Şah İbrahim Veli’nin 6 oğlu olduğu rivayet edilmektedir. Çocuklarının birden fazla süreğin başında olmaları ve bu geleneğin halen devam etmesi ocağın etkinliğini ifade etmektedir. Oğullarından Alaattin, Çorum’a bağlı Abdal Ata köyünde ocağın geleneğini yürütmüştür. Bu köyde halen dergah ve zaviyesi bulunmaktadır. Bir başka oğlu ise Ahmet Üryaniddin ve Burhanettin Erdebili olarak anılmakta ve Eskişehir’in Seyit Gazi ilçesine bağlı Yazıdere köyünde yatırı vardır. Bir diğer oğlu da bel oğlu değil yol oğlu olarak tanınmakta ve Şeyh Hamiddün Veli adıyla Darende de yatırı bulunmaktadır. Aksaray’da yine Şeyh Hamiddün yatırı bulunmaktadır. Bu türbelerden birisi mezarı diğeri ise makamı niteliğindedir. Ayrıca yine Aksaray’da Somuncu oğulları adıyla (Selver Somuncu Baba) bir aile bulunmaktadır.

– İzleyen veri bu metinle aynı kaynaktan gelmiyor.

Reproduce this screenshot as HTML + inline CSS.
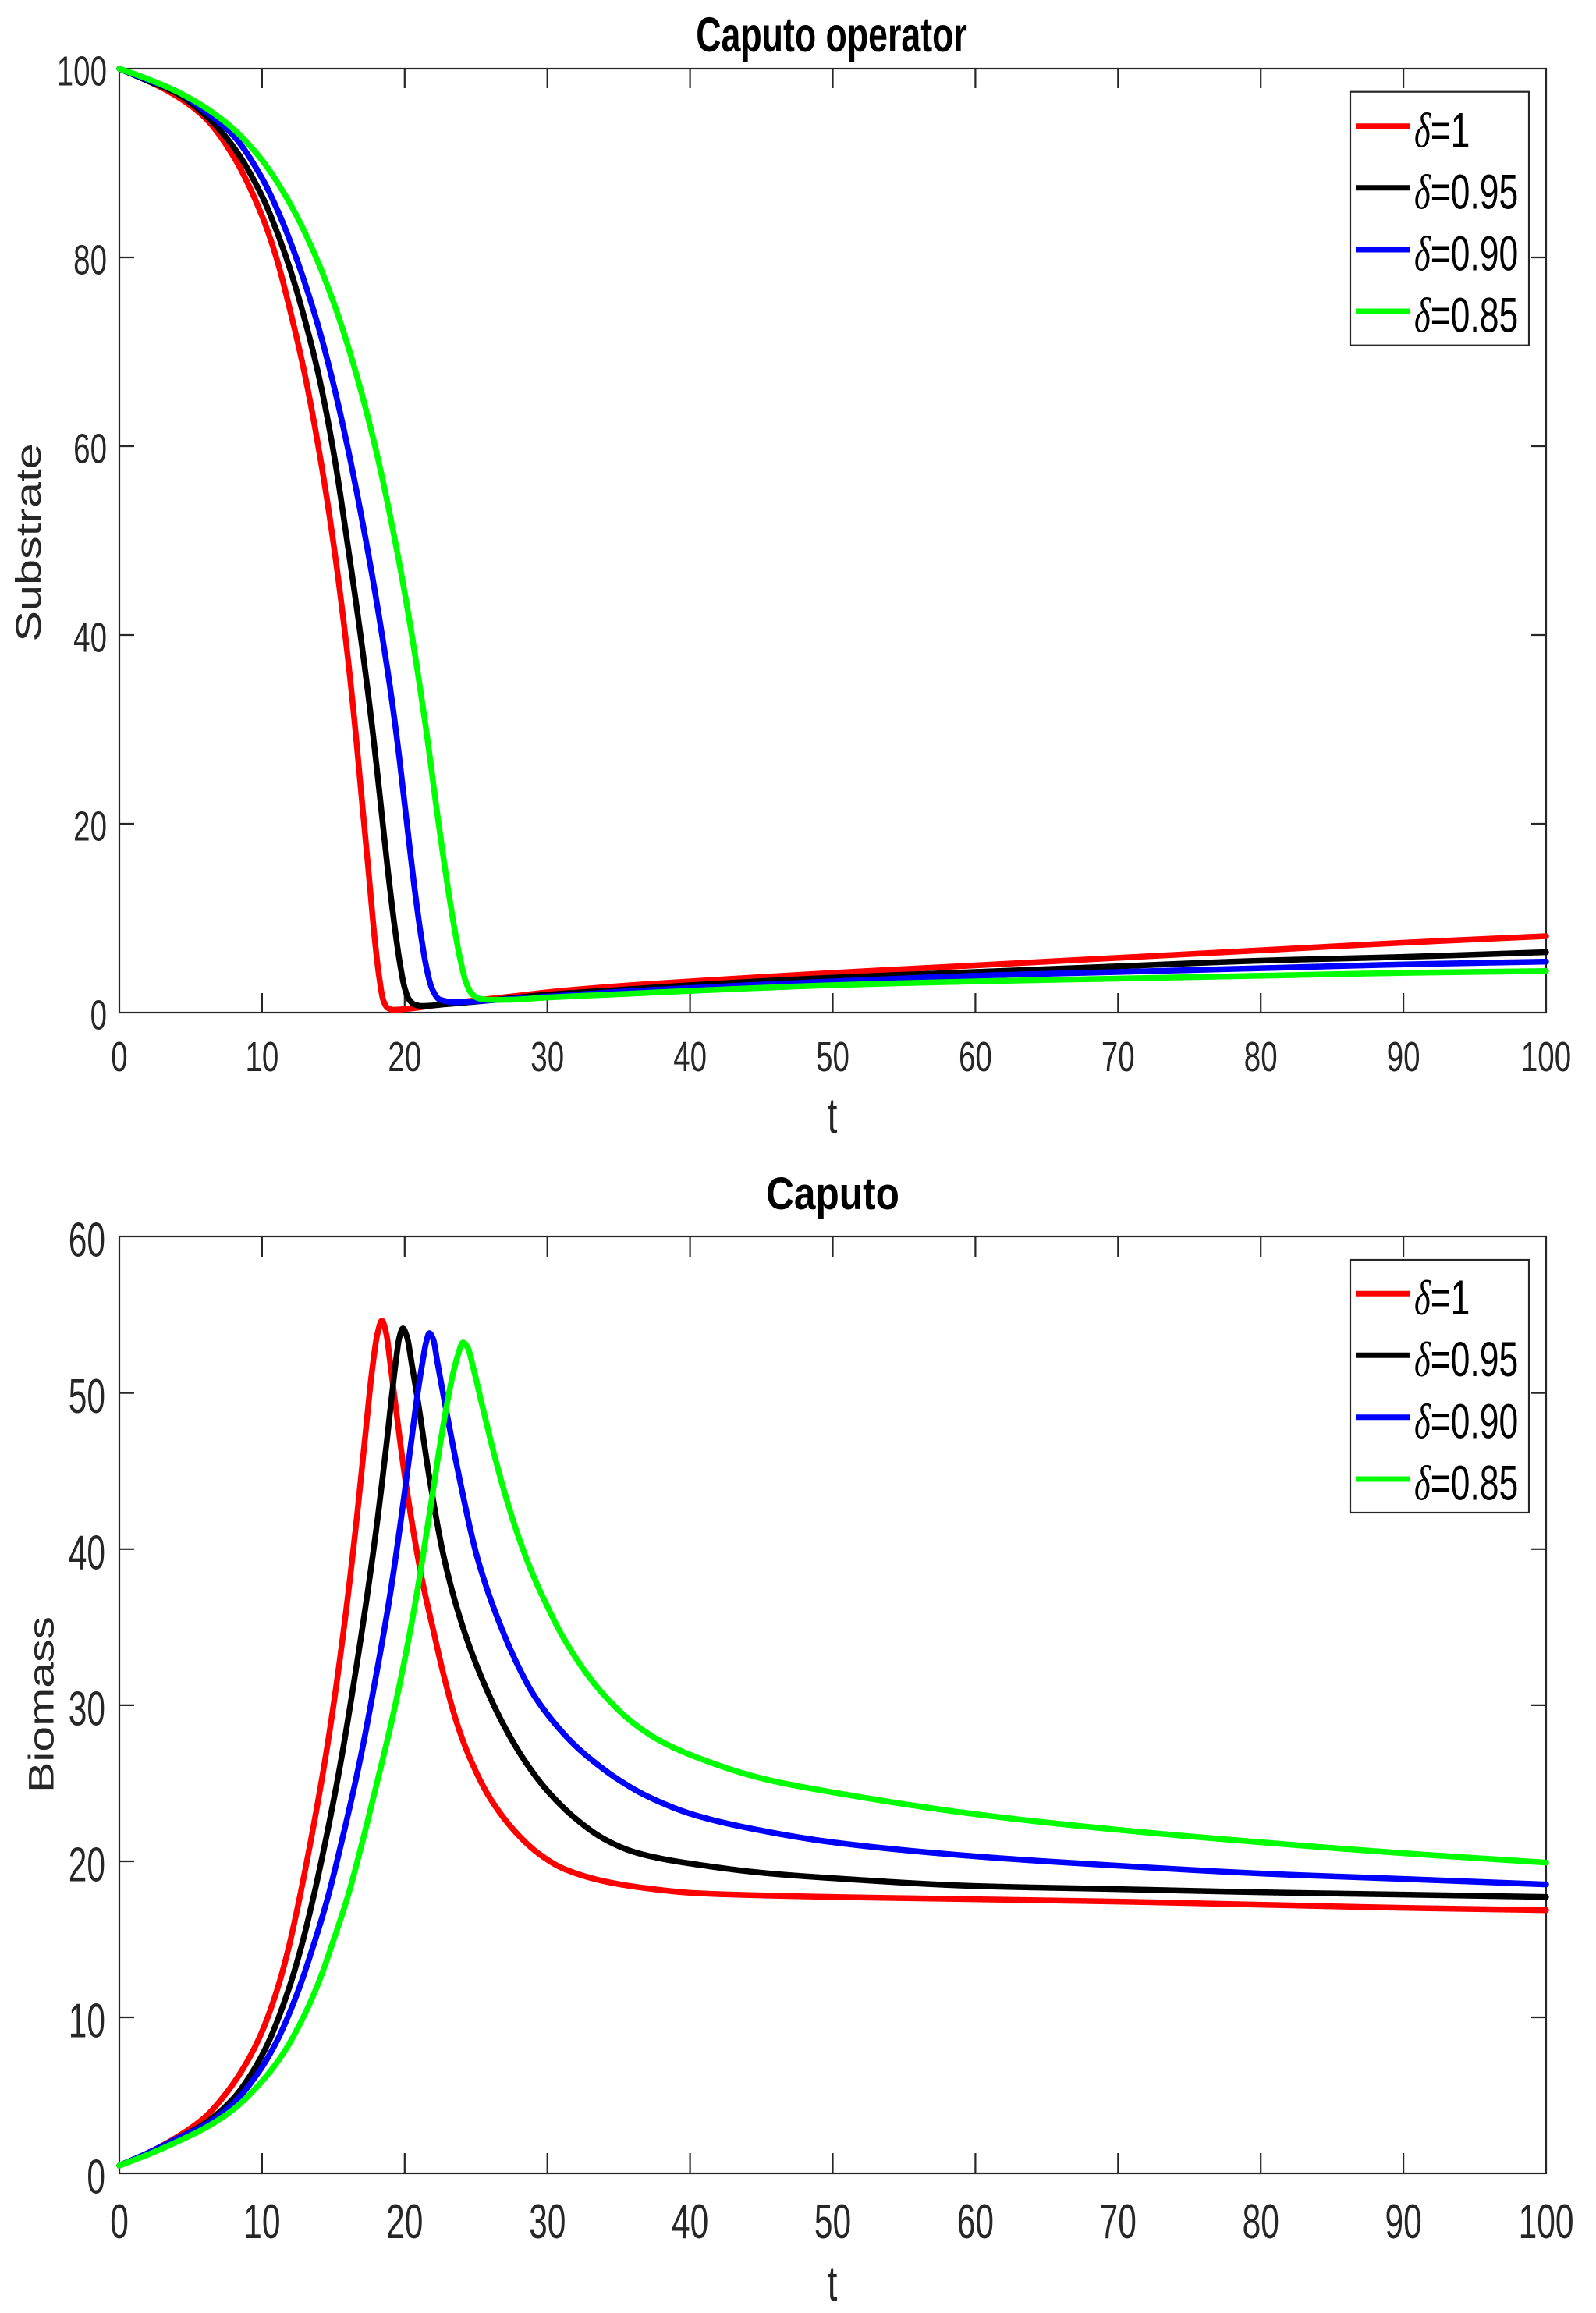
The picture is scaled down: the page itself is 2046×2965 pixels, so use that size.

Yine oğullarından birisi Şeyh Cüneyd’dir. 1477’de posta oturduğu, çok genç yaşta olduğu için ilk sırada amcası Cafer Hoca vesayeti altında şeyhliğini yürüttüğü söylenir. Çok zeki ve akıllı, ileri görüşlü olan Şeyh Cüneyd kısa zamanda şeyhliğin ve tekkenin edep erkanını tanzim ederek saygınlığını arttırmıştır. Bir hükümdar edası görüldüğünden Kara Koyunlu Hükümdarı Cihanşah bunun bir devlet kurmasından çekinip Erdebil’den sürgüne göndermiştir.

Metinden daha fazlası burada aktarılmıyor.